As it happened I had just purchased an old Ferguson TEA20 (circa 1952) which hadn't yet been hauled up north. Came with a dirt blade in the deal so..I thought...why not?

She took a looong time to warm up and boy that hydraulic fluid is thick in the cold but eventually I could use the three point hitch without stalling, and we were off!



















The old girl huffed and chugged, slipped and slid, but four hours later she had cleared most of the neighbours driveways and a stretch of street out to where it met clean pavement on the main road. Those tires are loaded with calcium for weight but chains would have really made the difference. Real heavy, wet stuff that was. 

I had folks coming out to gawk and cheer me on. Some tried to tuck money in my coat for fuel as I went by. 

One delightful elderly lady even brought me out a wee glass o brandy if you can believe it. 

When all was said and done I had to soak in a tub for an hour before I could feel my nether regions again thanks to that old steel seat (actually the event was inspiration for my screen name on this site...) but it sure was fun!


----------



## Cardo111 (Feb 16, 2015)

Nice to see an old well maintained machine still getting the job done, along with a good story.


----------



## bwdbrn1 (Nov 24, 2010)

They sure built them right back in the day. Lots of old Fergusons and Fords still getting the job done.


----------



## NJHonda (Feb 8, 2013)

very nice job!!


----------



## WisconsinDave (Feb 24, 2014)

Very nice!


----------



## brassmonkey (Nov 10, 2015)

Thanks guys - I have a rather embarrassing follow up to this story. 

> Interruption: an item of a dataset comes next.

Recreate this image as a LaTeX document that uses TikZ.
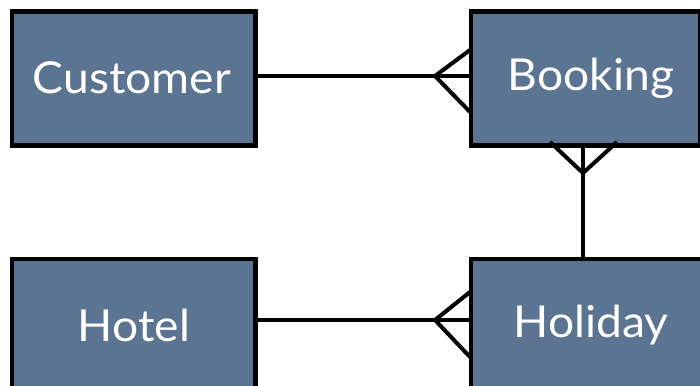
\documentclass[tikz,border=0pt]{standalone}
\usepackage{fontspec}
\setmainfont{Lato}
\definecolor{boxfill}{HTML}{5A7492}
\begin{document}
\begin{tikzpicture}[x=1pt,y=-1pt,
  box/.style={draw=black,line width=3pt,fill=boxfill,inner sep=0pt,anchor=north west},
  lbl/.style={text=white,font=\fontsize{44}{44}\selectfont,inner sep=0pt,xscale=1.05},
  conn/.style={draw=black,line width=4pt}]
\useasboundingbox (0,0) rectangle (700,385);
\clip (0,0) rectangle (700,385);
\fill[white] (0,0) rectangle (700,385);
% boxes
\node[box,minimum width=242pt,minimum height=132pt] (customer) at (11,11) {};
\node[box,minimum width=228pt,minimum height=132pt] (booking) at (470,11) {};
\node[box,minimum width=242pt,minimum height=140pt] (hotel) at (11,258) {};
\node[box,minimum width=242pt,minimum height=140pt] (holiday) at (470,258) {};
% labels
\node[lbl] (cs) at (132,78) {Customer};
\node[lbl] (bk) at (591,78) {Booking};
\node[lbl] (ht) at (134,325) {Hotel};
\node[lbl] (hd) at (591,325) {Holiday};
% connectors
\coordinate (cbA) at (435,76);
\coordinate (hhA) at (435,320);
\coordinate (bhA) at (583,173);
\draw[conn] (customer.east |- cbA) -- (booking.west |- cbA);
\draw[conn] (470,50) -- (cbA) -- (470,112);
\draw[conn] (hotel.east |- hhA) -- (holiday.west |- hhA);
\draw[conn] (470,292) -- (hhA) -- (470,357);
\draw[conn] (booking.south -| bhA) -- (holiday.north -| bhA);
\draw[conn] (550,142) -- (bhA) -- (617,142);
% redraw box borders over connector ends
\draw[line width=3pt] (customer.north west) rectangle (customer.south east);
\draw[line width=3pt] (booking.north west) rectangle (booking.south east);
\draw[line width=3pt] (hotel.north west) rectangle (hotel.south east);
\draw[line width=3pt] (holiday.north west) rectangle (holiday.south east);
\end{tikzpicture}
\end{document}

I had nil experience using a blade behind a tractor to that point and didn't realize that snow blades have feet or skids I guess. The edge of that blade you see there had none so was contacting the pavement completely. 

Although the hydraulic system is too primitive to apply any down pressure, the weight alone was enough to scar up a couple of driveways, and worse....I ripped the heads of several water main valve caps clean off. Didn't find two of em til the spring! :facepalm_zpsdj194qh

I offered to fix any damage but the neighbours wouldn't hear of it they were so thrilled to just get out of the street. 

Sigh....live and learn. :blush:


----------



## Rob711 (Feb 5, 2015)

It's cool when u can help ur neighbors. Wonder where your neighbors are, what city are you talking about. Awesome tractor! if only there was a way to see where people are. Hmmmmm to bad we couldn't somehow see the location of members.


----------



## brassmonkey (Nov 10, 2015)

Rob711 said:


> It's cool when u can help ur neighbors. Wonder where your neighbors are, what city are you talking about. Awesome tractor! if only there was a way to see where people are. Hmmmmm to bad we couldn't somehow see the location of members.


Point taken, Rob. :blush:

We're talking a suburb of Toronto, Canada. 

(I really should get to updating my profile...)


----------



## detdrbuzzard (Jan 20, 2012)

" (I really should get to updating my profile...) "
now wouldn't be a bad time to do it


----------



## Rob711 (Feb 5, 2015)

Thanks, hoped I didn't come across to much like a douche. I once blowed the snow off one of my neighbors, she complained I scratched her driveway, this was the first snowfall. I never did her again, made me feel warm inside watching the old lady shovel


----------



## brassmonkey (Nov 10, 2015)

Rob711 said:


> Thanks, hoped I didn't come across to much like a douche...


Lol - no, I have a pretty crusty sense humour. Thought it was funny. 

No good deed goes unpunished, eh?


----------



## brassmonkey (Nov 10, 2015)

detdrbuzzard said:


> " (I really should get to updating my profile...) "
> now wouldn't be a bad time to do it


Ashamed to say, don't know how. I shall poke around and see what settings I can break...


UPDATE - success! :wavetowel2:


----------